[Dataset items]
++++++++++++++++++++
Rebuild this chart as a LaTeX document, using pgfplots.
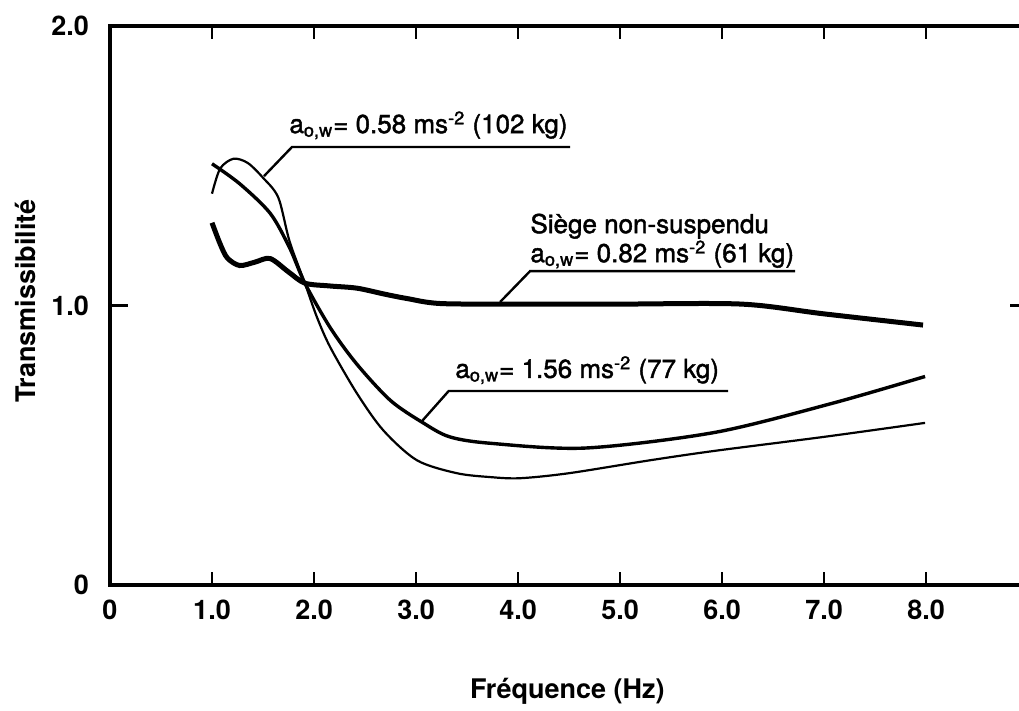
\documentclass[border=0pt]{standalone}
\usepackage{pgfplots}
\pgfplotsset{compat=1.18}
\usepackage{pgfplotstable}
\usepackage{fontspec}
\setmainfont{TeX Gyre Heros}
\newfontfamily\annotfont{TeX Gyre Heros}[FakeBold=1.6]

\pgfplotstableread{
x y
1.00 1.296
1.08 1.22
1.15 1.17
1.27 1.143
1.42 1.155
1.57 1.168
1.75 1.12
1.91 1.08
2.15 1.07
2.42 1.062
2.70 1.04
2.91 1.025
3.24 1.007
4.00 1.005
5.00 1.005
6.19 1.005
7.00 0.97
7.97 0.93
}\siege

\pgfplotstableread{
x y
1.00 1.40
1.08 1.49
1.21 1.525
1.35 1.51
1.50 1.457
1.65 1.386
1.76 1.23
1.91 1.08
2.03 0.957
2.16 0.85
2.42 0.686
2.68 0.553
3.01 0.446
3.40 0.40
3.73 0.386
4.02 0.382
4.50 0.40
5.29 0.446
5.93 0.48
7.00 0.53
7.99 0.58
}\kgA

\pgfplotstableread{
x y
1.00 1.507
1.27 1.436
1.57 1.33
1.76 1.207
1.91 1.08
2.16 0.92
2.42 0.79
2.75 0.66
3.07 0.58
3.33 0.53
3.73 0.507
4.66 0.49
5.93 0.546
7.08 0.65
7.99 0.746
}\kgB

\begin{document}
\begin{tikzpicture}
\useasboundingbox (-55pt,-63pt) rectangle (454.5pt,292.5pt);
\begin{axis}[
  scale only axis,
  width=456.5pt, height=279.5pt,
  xmin=0, xmax=8.95, ymin=0, ymax=2,
  axis line style={line width=1.6pt},
  xtick={0,1,2,3,4,5,6,7,8},
  xticklabels={0,1.0,2.0,3.0,4.0,5.0,6.0,7.0,8.0},
  ytick={0,1,2},
  yticklabels={0,1.0,2.0},
  xtick pos=both, ytick pos=both,
  tick align=inside,
  major tick length=6.5pt,
  every tick/.style={black, line width=1.4pt},
  ticklabel style={font=\bfseries\fontsize{13.5}{15}\selectfont},
  xticklabel style={yshift=-4pt},
  yticklabel style={xshift=-7pt},
  xlabel={Fréquence (Hz)},
  ylabel={Transmissibilité},
  label style={font=\bfseries\fontsize{13.5}{15}\selectfont},
  xlabel style={at={(axis description cs:0.501,-0.191)}, anchor=center},
  ylabel style={at={(axis description cs:-0.093,0.508)}, anchor=center},
  clip=false,
]
\addplot[black, line width=2.5pt, smooth, tension=0.5] table[x=x,y=y] {\siege};
\addplot[black, line width=1.1pt, smooth, tension=0.5] table[x=x,y=y] {\kgA};
\addplot[black, line width=1.7pt, smooth, tension=0.5] table[x=x,y=y] {\kgB};

% tick marks drawn explicitly (inward), both ends in axis units
\pgfplotsinvokeforeach{1,2,3,4,5,6,7,8}{
  \draw[line width=1.4pt] (axis cs:#1,0) -- (axis cs:#1,0.045);
  \draw[line width=1.4pt] (axis cs:#1,2) -- (axis cs:#1,1.955);
}
\draw[line width=1.4pt] (axis cs:0,1) -- (axis cs:0.18,1);
\draw[line width=1.4pt] (axis cs:8.95,1) -- (axis cs:8.82,1);

% annotations
\begin{scope}[every node/.style={font=\annotfont\fontsize{13}{15}\selectfont, inner sep=0pt}]
\node[anchor=base west] at (axis cs:1.755,1.617) {a\textsubscript{o,w}= 0.58 ms\textsuperscript{-2} (102 kg)};
\draw[line width=1.2pt] (axis cs:1.51,1.463) -- (axis cs:1.784,1.567) -- (axis cs:4.51,1.567);

\node[anchor=base west] at (axis cs:4.118,1.259) {Siège non-suspendu};
\node[anchor=base west] at (axis cs:4.118,1.155) {a\textsubscript{o,w}= 0.82 ms\textsuperscript{-2} (61 kg)};
\draw[line width=1.2pt] (axis cs:3.824,1.0125) -- (axis cs:4.118,1.123) -- (axis cs:6.716,1.123);

\node[anchor=base west] at (axis cs:3.382,0.741) {a\textsubscript{o,w}= 1.56 ms\textsuperscript{-2} (77 kg)};
\draw[line width=1.2pt] (axis cs:3.06,0.587) -- (axis cs:3.32,0.694) -- (axis cs:6.06,0.694);
\end{scope}
\end{axis}
\end{tikzpicture}
\end{document}
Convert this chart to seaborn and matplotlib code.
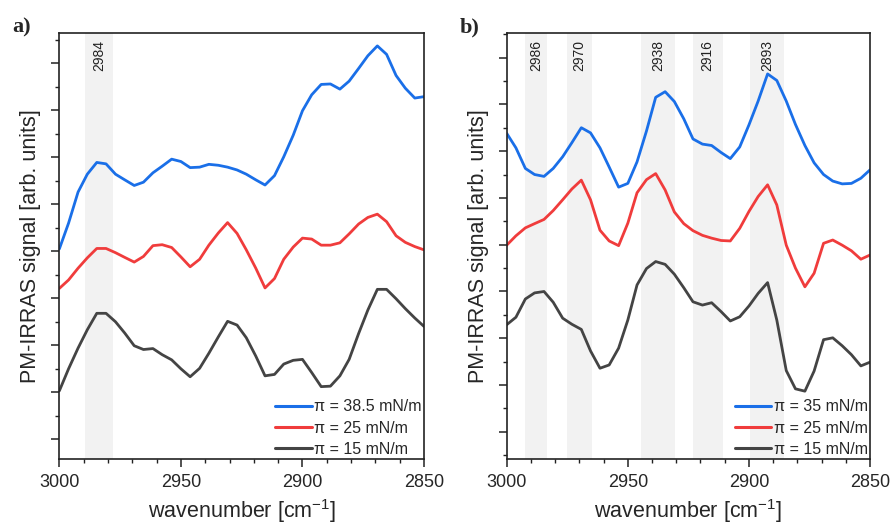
import matplotlib

matplotlib.use('Agg')
import matplotlib.pyplot as plt
import matplotlib.transforms as mtransforms
from matplotlib.ticker import MultipleLocator
import seaborn as sns
import pandas as pd

# wavenumber grid [cm-1], shared by all spectra
wavenumber = [3000.0, 2996.2, 2992.3, 2988.5, 2984.6, 2980.8, 2976.9, 2973.1, 2969.2, 2965.4,
              2961.5, 2957.7, 2953.8, 2950.0, 2946.2, 2942.3, 2938.5, 2934.6, 2930.8, 2926.9,
              2923.1, 2919.2, 2915.4, 2911.5, 2907.7, 2903.8, 2900.0, 2896.2, 2892.3, 2888.5,
              2884.6, 2880.8, 2876.9, 2873.1, 2869.2, 2865.4, 2861.5, 2857.7, 2853.8, 2850.0]

# panel a) spectra (arb. units, offset)
a_385 = [5.05, 5.60, 6.26, 6.64, 6.89, 6.86, 6.64, 6.52, 6.40, 6.47,
         6.67, 6.81, 6.96, 6.91, 6.78, 6.79, 6.85, 6.83, 6.79, 6.73,
         6.64, 6.52, 6.41, 6.61, 7.01, 7.47, 7.99, 8.33, 8.55, 8.56,
         8.45, 8.62, 8.89, 9.16, 9.37, 9.19, 8.74, 8.47, 8.26, 8.29]
a_25 = [4.21, 4.39, 4.64, 4.86, 5.06, 5.06, 4.97, 4.87, 4.77, 4.89,
        5.12, 5.14, 5.08, 4.88, 4.67, 4.83, 5.13, 5.39, 5.61, 5.38,
        5.03, 4.64, 4.22, 4.42, 4.83, 5.09, 5.28, 5.26, 5.13, 5.13,
        5.18, 5.37, 5.58, 5.72, 5.79, 5.63, 5.33, 5.19, 5.10, 5.03]
a_15 = [2.03, 2.50, 2.94, 3.33, 3.68, 3.68, 3.50, 3.26, 2.99, 2.91,
        2.93, 2.80, 2.69, 2.50, 2.33, 2.51, 2.83, 3.18, 3.51, 3.43,
        3.16, 2.77, 2.35, 2.38, 2.60, 2.68, 2.70, 2.42, 2.12, 2.13,
        2.35, 2.70, 3.25, 3.75, 4.19, 4.19, 3.99, 3.78, 3.58, 3.40]

# panel b) spectra
b_35 = [7.38, 7.07, 6.63, 6.50, 6.46, 6.63, 6.88, 7.18, 7.50, 7.39,
        7.07, 6.66, 6.23, 6.31, 6.77, 7.43, 8.15, 8.27, 8.06, 7.69,
        7.26, 7.15, 7.12, 6.97, 6.84, 7.09, 7.56, 8.07, 8.65, 8.51,
        8.07, 7.57, 7.12, 6.75, 6.50, 6.36, 6.30, 6.31, 6.42, 6.60]
b_25 = [4.99, 5.19, 5.36, 5.45, 5.54, 5.73, 5.96, 6.19, 6.38, 5.96,
        5.31, 5.08, 4.98, 5.46, 6.11, 6.39, 6.52, 6.17, 5.70, 5.45,
        5.30, 5.20, 5.14, 5.09, 5.08, 5.35, 5.71, 6.03, 6.28, 5.85,
        4.99, 4.50, 4.10, 4.39, 5.03, 5.10, 4.99, 4.87, 4.69, 4.78]
b_15 = [3.29, 3.45, 3.84, 3.97, 4.00, 3.77, 3.43, 3.30, 3.19, 2.73,
        2.36, 2.43, 2.79, 3.39, 4.14, 4.49, 4.64, 4.58, 4.37, 4.08,
        3.78, 3.71, 3.76, 3.57, 3.37, 3.46, 3.69, 3.96, 4.19, 3.39,
        2.31, 1.92, 1.87, 2.30, 2.97, 3.01, 2.84, 2.65, 2.41, 2.49]

a_labels = ['\u03c0 = 38.5 mN/m', '\u03c0 = 25 mN/m', '\u03c0 = 15 mN/m']
b_labels = ['\u03c0 = 35 mN/m', '\u03c0 = 25 mN/m', '\u03c0 = 15 mN/m']
colors = ['#1a6fe8', '#f03c3c', '#444444']

# highlighted bands: (high, low) wavenumber and label
a_bands = [(2989.4, 2977.8, '2984')]
b_bands = [(2992.4, 2983.5, '2986'), (2975.0, 2964.9, '2970'), (2944.5, 2930.5, '2938'),
           (2923.3, 2910.9, '2916'), (2899.5, 2885.7, '2893')]

sns.set_style('ticks')
plt.rcParams['font.family'] = ['Liberation Sans', 'DejaVu Sans']
plt.rcParams['mathtext.fontset'] = 'custom'
plt.rcParams['mathtext.rm'] = 'Liberation Sans'
plt.rcParams['mathtext.it'] = 'Liberation Sans'

fig = plt.figure(figsize=(8.91, 5.27), dpi=100)
ax_a = fig.add_axes([0.0666, 0.129, 0.4093, 0.808])
ax_b = fig.add_axes([0.5687, 0.129, 0.4078, 0.808])


def draw_panel(ax, series, labels, bands, ylim, tag):
    frames = []
    for values, label in zip(series, labels):
        frames.append(pd.DataFrame({'wavenumber': wavenumber, 'signal': values, 'film': label}))
    df = pd.concat(frames)

    for hi, lo, text in bands:
        ax.axvspan(lo, hi, color='#f2f2f2', lw=0, zorder=0)
        trans = mtransforms.blended_transform_factory(ax.transData, ax.transAxes)
        ax.text((hi + lo) / 2, 0.983, text, rotation=90, ha='center', va='top',
                fontsize=10, color='#222222', transform=trans)

    sns.lineplot(data=df, x='wavenumber', y='signal', hue='film', hue_order=labels,
                 palette=colors, linewidth=2.0, ax=ax, legend=True)

    ax.set_xlim(3000, 2850)
    ax.set_ylim(*ylim)
    ax.xaxis.set_major_locator(MultipleLocator(50))
    ax.xaxis.set_minor_locator(MultipleLocator(10))
    ax.yaxis.set_major_locator(MultipleLocator(1))
    ax.yaxis.set_minor_locator(MultipleLocator(0.5))
    ax.set_yticklabels([])
    ax.tick_params(axis='both', which='major', length=6, width=1.1, color='#222222',
                   labelsize=13, pad=5)
    ax.tick_params(axis='both', which='minor', length=3, width=1.0, color='#222222')
    for spine in ax.spines.values():
        spine.set_linewidth(1.2)
        spine.set_color('#222222')
    ax.set_xlabel('wavenumber [cm$^{-1}$]', fontsize=15.5, labelpad=4)
    ax.set_ylabel('PM-IRRAS signal [arb. units]', fontsize=15.5, labelpad=2)

    leg = ax.legend(loc='lower right', frameon=False, fontsize=11.5, handlelength=2.3,
                    handletextpad=0.15, labelspacing=0.38, borderpad=0.0, borderaxespad=0.15)
    for line in leg.get_lines():
        line.set_linewidth(2.2)

    ax.text(-0.13, 1.037, tag, transform=ax.transAxes, fontsize=16, fontweight='bold',
            family='Liberation Serif', ha='left', va='top')


draw_panel(ax_a, [a_385, a_25, a_15], a_labels, a_bands, (0.58, 9.64), 'a)')
draw_panel(ax_b, [b_35, b_25, b_15], b_labels, b_bands, (0.42, 9.52), 'b)')

fig.savefig('out.png', dpi=100)
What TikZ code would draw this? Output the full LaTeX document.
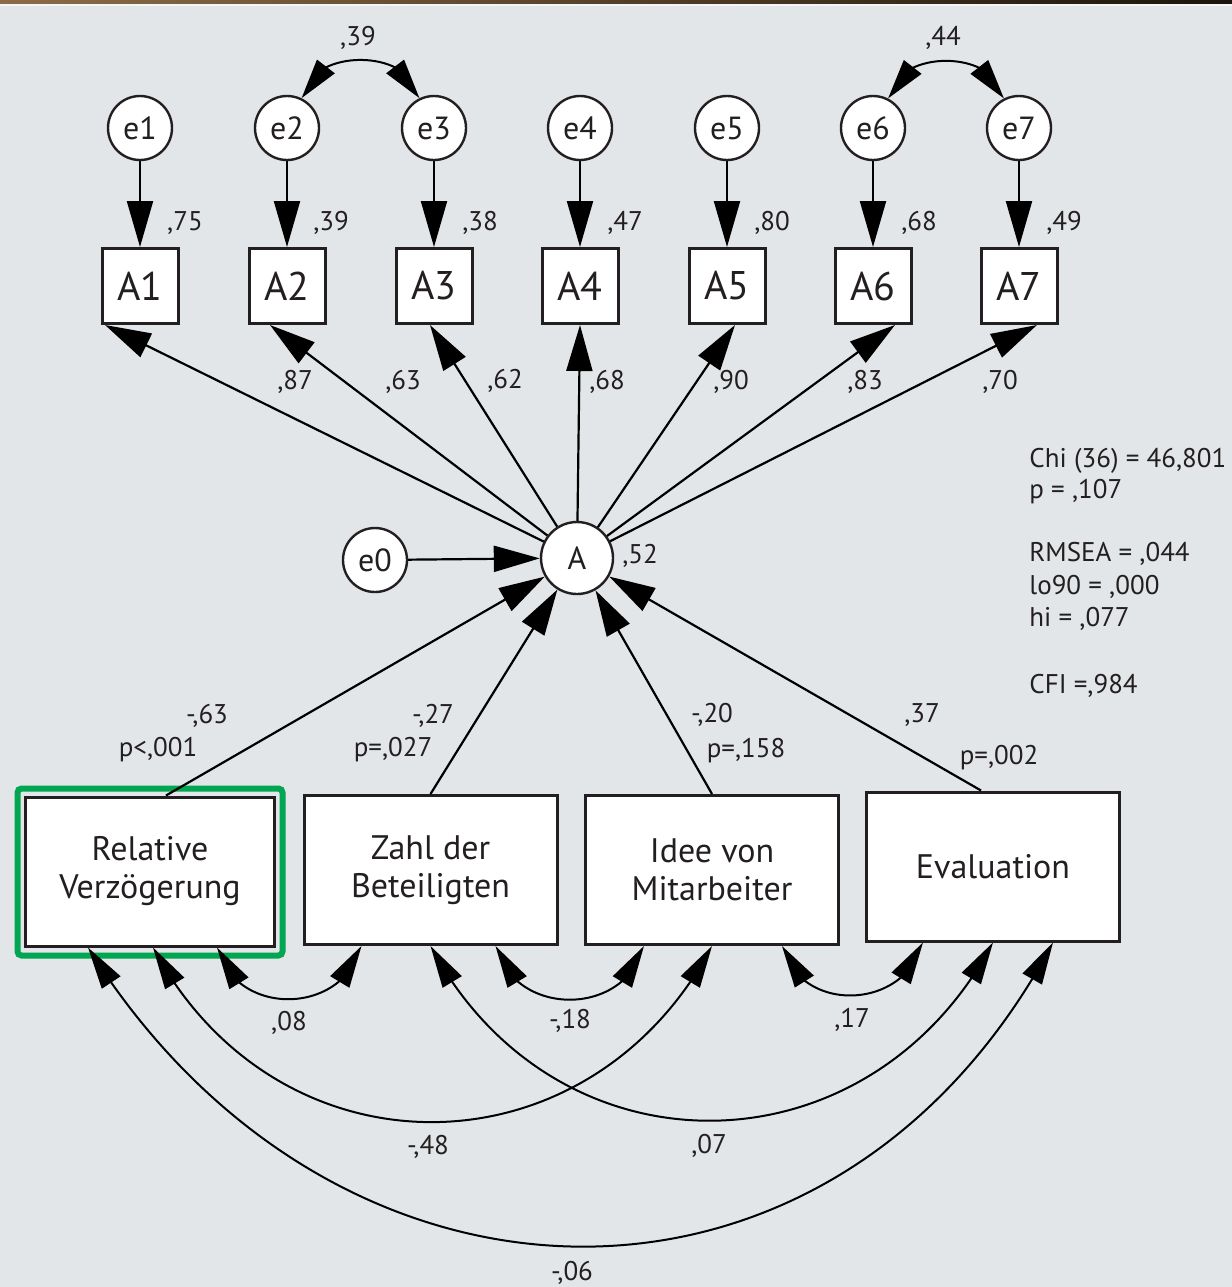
\documentclass[tikz,border=0pt]{standalone}
\usepackage{fontspec}
\setmainfont{PT Sans}
\usetikzlibrary{arrows.meta,calc,bending}
\definecolor{bg}{RGB}{227,230,232}
\definecolor{ink}{RGB}{35,31,32}
\definecolor{grn}{RGB}{0,166,81}
\definecolor{brA}{RGB}{140,108,72}
\definecolor{brB}{RGB}{28,20,10}
\begin{document}
\begin{tikzpicture}[x=0.5pt,y=-0.5pt,
 lat/.style={circle,draw=ink,fill=white,line width=1.2pt,minimum size=32pt,inner sep=0pt,text=ink,font=\fontsize{16}{18}\selectfont},
 obs/.style={rectangle,draw=ink,fill=white,line width=1.5pt,minimum width=38pt,minimum height=37.5pt,inner sep=0pt,text=ink,font=\fontsize{20}{22}\selectfont},
 pred/.style={rectangle,draw=ink,fill=white,line width=1.5pt,minimum width=126.5pt,minimum height=74.5pt,inner sep=0pt,align=center,text=ink,font=\fontsize{17}{19}\selectfont},
 num/.style={font=\fontsize{13.5}{15}\selectfont,text=ink,inner sep=0pt},
 reg/.style={draw=black,line width=1.1pt,-{Triangle[length=23pt,width=13pt]}},
 cov/.style={draw=black,line width=1pt,{Triangle[length=21pt,width=11pt,flex]}-{Triangle[length=21pt,width=11pt,flex]}},
 covtop/.style={draw=black,line width=1pt,{Triangle[length=20pt,width=11pt,flex]}-{Triangle[length=20pt,width=11pt,flex]}},
]
\useasboundingbox (0,0) rectangle (1232,1287);
\fill[bg] (0,0) rectangle (1232,1287);
\shade[left color=brA,right color=brB] (0,0) rectangle (1232,4);
\fill[white!60!bg] (0,4) rectangle (1232,6);

% latent error nodes and indicators
\foreach \i/\x in {1/140,2/287,3/434,4/580,5/727,6/873,7/1019}{
  \node[lat] (e\i) at (\x,128) {e\i};
  \node[obs] (A\i) at (\x,286) {A\i};
}
\node[lat,minimum size=36pt] (A) at (577,558) {A};
\node[lat] (e0) at (375,560) {e0};

\node[pred,minimum width=124.5pt] (RV) at (150,871.5) {Relative\\Verzögerung};
\node[pred] (ZB) at (430.5,870) {Zahl der\\Beteiligten};
\node[pred] (IM) at (712,870) {Idee von\\Mitarbeiter};
\node[pred] (EV) at (993,866.5) {Evaluation};
\draw[grn,line width=3pt,rounded corners=2pt] ($(RV.south west)+(-6.5,8)$) rectangle ($(RV.north east)+(6.5,-7)$);

% paths
\foreach \i in {1,...,7}{\draw[reg] (e\i) -- (A\i);}
\foreach \i/\dx in {1/-35,2/-17,3/-4,4/0,5/8,6/22,7/18}{\draw[reg] (A) -- ($(A\i.south)+(\dx,0)$);}
\draw[reg] (e0) -- (A);
\draw[reg] ($(RV.north)+(16,0)$) -- (A);
\draw[reg] (ZB.north) -- (A);
\draw[reg] (IM.north) -- (A);
\draw[reg] ($(EV.north)+(-12,0)$) -- (A);

% covariances
\draw[covtop] (e2.64) to[out=82,in=98,looseness=1.12] (e3.116);
\draw[covtop] (e6.63) to[out=82,in=98,looseness=1.12] (e7.117);
\draw[cov] ($(RV.south)+(67,0)$) to[out=-75,in=-105,looseness=1.28] ($(ZB.south)+(-69,0)$);
\draw[cov] ($(ZB.south)+(65,0)$) to[out=-75,in=-105,looseness=1.28] ($(IM.south)+(-68,0)$);
\draw[cov] ($(IM.south)+(70,0)$) to[out=-75,in=-105,looseness=1.28] ($(EV.south)+(-70,0)$);
\draw[cov] ($(RV.south)+(3,0)$) to[out=-62,in=-118,looseness=1.21] (IM.south);
\draw[cov] (ZB.south) to[out=-62,in=-118,looseness=1.21] (EV.south);
\draw[cov] ($(RV.south)+(-62,0)$) to[out=-58,in=-118,looseness=1.23] ($(EV.south)+(60,0)$);

% labels
\node[num] (r1) at (185,223) {,75};
\node[num] (r2) at (331,223) {,39};
\node[num] (r3) at (480,223) {,38};
\node[num] (r4) at (625,223) {,47};
\node[num] (r5) at (772,223) {,80};
\node[num] (r6) at (919,223) {,68};
\node[num] (r7) at (1064,223) {,49};
\node[num] (c23) at (358,38) {,39};
\node[num] (c67) at (943,38) {,44};
\node[num] (l1) at (295,382) {,87};
\node[num] (l2) at (403,382) {,63};
\node[num] (l3) at (505,381) {,62};
\node[num] (l4) at (607,382) {,68};
\node[num] (l5) at (731,382) {,90};
\node[num] (l6) at (865,382) {,83};
\node[num] (l7) at (1000,382) {,70};
\node[num] (rA) at (640,556) {,52};
\node[num] (b1) at (207,716) {-,63};
\node[num] (p1) at (158,750) {p<,001};
\node[num] (b2) at (433,716) {-,27};
\node[num] (p2) at (393,750) {p=,027};
\node[num] (b3) at (712,715) {-,20};
\node[num] (p3) at (746,751) {p=,158};
\node[num] (b4) at (922,715) {,37};
\node[num] (p4) at (999,758) {p=,002};
\node[num] (k1) at (289,1023) {,08};
\node[num] (k2) at (570,1021) {-,18};
\node[num] (k3) at (852,1020) {,17};
\node[num] (k4) at (428,1147) {-,48};
\node[num] (k5) at (709,1146) {,07};
\node[num] (k6) at (572,1273) {-,06};

% fit statistics
\node[num,anchor=base west] (s1) at (1029,467) {Chi (36) = 46,801};
\node[num,anchor=base west] (s2) at (1029,498) {p = ,107};
\node[num,anchor=base west] (s3) at (1029,561) {RMSEA = ,044};
\node[num,anchor=base west] (s4) at (1029,594) {lo90 = ,000};
\node[num,anchor=base west] (s5) at (1029,626) {hi = ,077};
\node[num,anchor=base west] (s6) at (1029,693) {CFI =,984};
\end{tikzpicture}
\end{document}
++++++++++++++++++++
• PROBLEM DETAILS
Leave out the pictures and quote exactly the lines from the one where "Convert this chart" appears to the one where "2857.7, 2853.8, 2850.0]" appears, both ends counted.

• FULL RESPONSE
Convert this chart to seaborn and matplotlib code.
import matplotlib

matplotlib.use('Agg')
import matplotlib.pyplot as plt
import matplotlib.transforms as mtransforms
from matplotlib.ticker import MultipleLocator
import seaborn as sns
import pandas as pd

# wavenumber grid [cm-1], shared by all spectra
wavenumber = [3000.0, 2996.2, 2992.3, 2988.5, 2984.6, 2980.8, 2976.9, 2973.1, 2969.2, 2965.4,
              2961.5, 2957.7, 2953.8, 2950.0, 2946.2, 2942.3, 2938.5, 2934.6, 2930.8, 2926.9,
              2923.1, 2919.2, 2915.4, 2911.5, 2907.7, 2903.8, 2900.0, 2896.2, 2892.3, 2888.5,
              2884.6, 2880.8, 2876.9, 2873.1, 2869.2, 2865.4, 2861.5, 2857.7, 2853.8, 2850.0]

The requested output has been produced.